Let us conclude our tour back in the world of pure mathematics, where we find one of the most elegant connections of all. Consider a minimal surface, the shape that a soap film forms when stretched across a wire frame. Governed by surface tension, these films arrange themselves to have the least possible area for a given boundary. This property implies that their mean curvature is zero everywhere.

What happens if a point on a minimal surface is also an umbilic point? The two conditions are:

1. ​​Umbilic:​​ The principal curvatures are equal, $k_1 = k_2$.
2. ​​Minimal:​​ The mean curvature is zero, so $H = \frac{1}{2}(k_1 + k_2) = 0$.

Putting these together, if $k_1 = k_2$ and their sum is zero, the only possibility is that both principal curvatures are zero: $k_1 = k_2 = 0$. A point where all curvature vanishes is called a planar point. The surface is locally flat. This means that if you ever find an umbilic point on a soap film, that small patch of the film must be perfectly flat! It is a breathtakingly simple conclusion born from the marriage of two deep geometric ideas.

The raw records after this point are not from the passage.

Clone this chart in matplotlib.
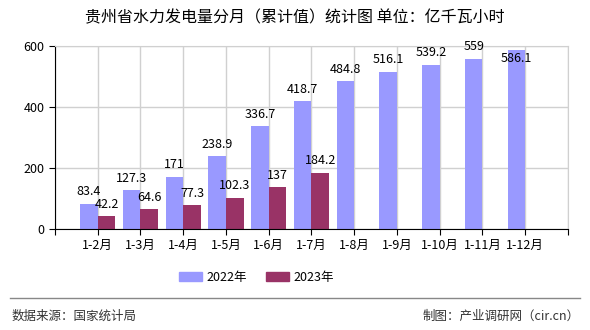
import matplotlib
matplotlib.use('Agg')
import matplotlib.pyplot as plt
from matplotlib.patches import Patch
import numpy as np

plt.rcParams['font.family'] = ['Noto Sans CJK SC', 'DejaVu Sans']

# data
categories = ['1-2月', '1-3月', '1-4月', '1-5月', '1-6月', '1-7月',
              '1-8月', '1-9月', '1-10月', '1-11月', '1-12月']
values_2022 = [83.4, 127.3, 171, 238.9, 336.7, 418.7, 484.8, 516.1, 539.2, 559, 586.1]
values_2023 = [42.2, 64.6, 77.3, 102.3, 137, 184.2]
labels_2022 = ['83.4', '127.3', '171', '238.9', '336.7', '418.7',
               '484.8', '516.1', '539.2', '559', '586.1']
labels_2023 = ['42.2', '64.6', '77.3', '102.3', '137', '184.2']
series_names = ['2022年', '2023年']
colors = ['#9999FF', '#993366']

fig = plt.figure(figsize=(5.9, 3.3), dpi=100)
ax = fig.add_axes([0.0932, 0.306, 0.8695, 0.5546])

x = np.arange(len(categories))
w = 0.41
x23 = x[:len(values_2023)]
ax.bar(x - w / 2, values_2022, width=w, color=colors[0], zorder=2)
ax.bar(x23 + w / 2, values_2023, width=w, color=colors[1], zorder=2)

for xi, v, t in zip(x, values_2022, labels_2022):
    if v > 570:
        # no room above, label sits on the bar top
        ax.annotate(t, (xi - w / 2, v), xytext=(0, -6), textcoords='offset points',
                    ha='center', va='center', fontsize=9, zorder=3)
    else:
        ax.annotate(t, (xi - w / 2, v), xytext=(0, 4), textcoords='offset points',
                    ha='center', va='bottom', fontsize=9, zorder=3, annotation_clip=False)
for xi, v, t in zip(x23, values_2023, labels_2023):
    ax.annotate(t, (xi + w / 2, v), xytext=(0, 4), textcoords='offset points',
                ha='center', va='bottom', fontsize=9, zorder=3)

ax.set_xlim(-1, len(categories))
ax.set_ylim(0, 600)
ax.set_yticks([0, 200, 400, 600])
ax.set_xticks(np.arange(-1, len(categories) + 1))
ax.set_xticklabels([''] + categories + [''])
ax.tick_params(axis='both', labelsize=9, direction='out', length=4, color='black')
ax.grid(True, color='#D0D0D0', linewidth=1, zorder=0)
ax.set_axisbelow(True)
for s in ['top', 'right']:
    ax.spines[s].set_color('#D0D0D0')
for s in ['left', 'bottom']:
    ax.spines[s].set_color('black')

handles = [Patch(color=c) for c in colors]
fig.legend(handles, series_names, loc='center', bbox_to_anchor=(0.435, 0.16), ncol=2,
           frameon=False, fontsize=9, handlelength=1.8, handleheight=0.8,
           columnspacing=1.5, handletextpad=0.4)

fig.text(0.5, 0.945, '贵州省水力发电量分月（累计值）统计图 单位：亿千瓦小时',
         ha='center', va='center', fontsize=11.5)
fig.add_artist(plt.Line2D([0.017, 0.983], [0.097, 0.097], color='#888888', linewidth=1))
fig.text(0.02, 0.042, '数据来源：国家统计局', ha='left', va='center', fontsize=9, color='#333333')
fig.text(0.983, 0.042, '制图：产业调研网（cir.cn）', ha='right', va='center', fontsize=9, color='#333333')

fig.savefig('out.png', dpi=100)
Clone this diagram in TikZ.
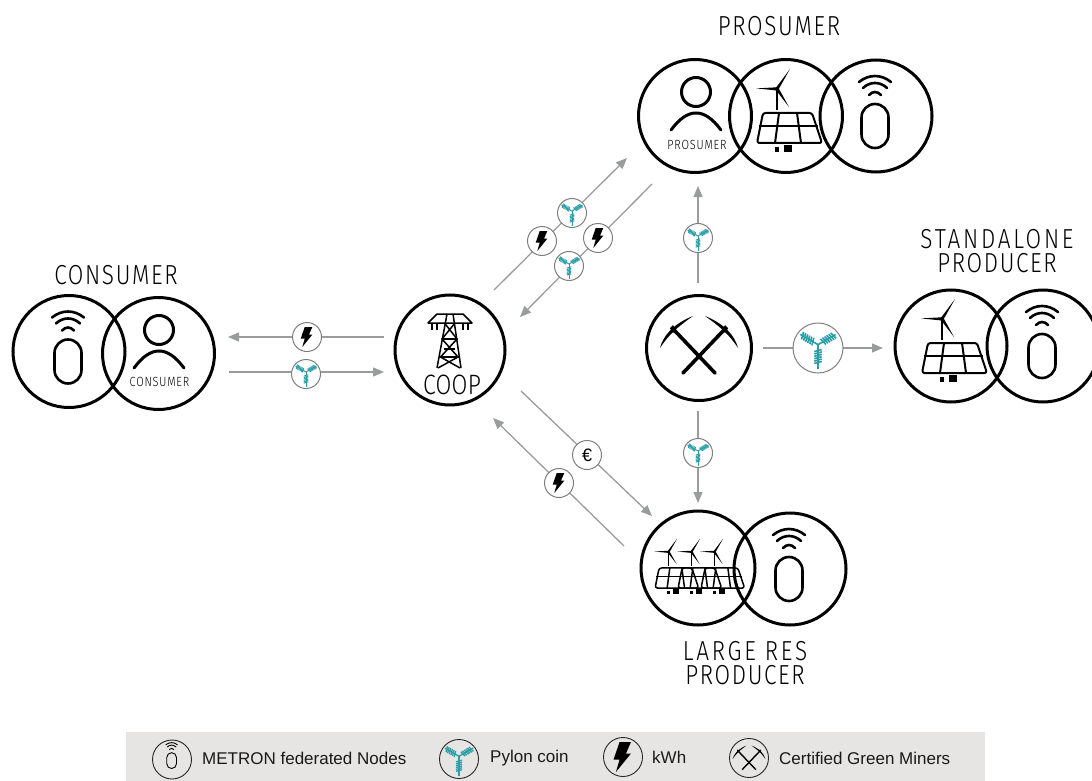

From the heart of a lens to the surface of a star's twinkling wavefront, from the shape of a river-tossed leaf to the ethereal beauty of a soap film, the umbilical point stands as a testament to the unity of scientific thought. It is a simple idea that echoes through the halls of geometry, physics, and engineering, reminding us that by looking closely at the world, we can find the same fundamental patterns playing out in the most unexpected of places.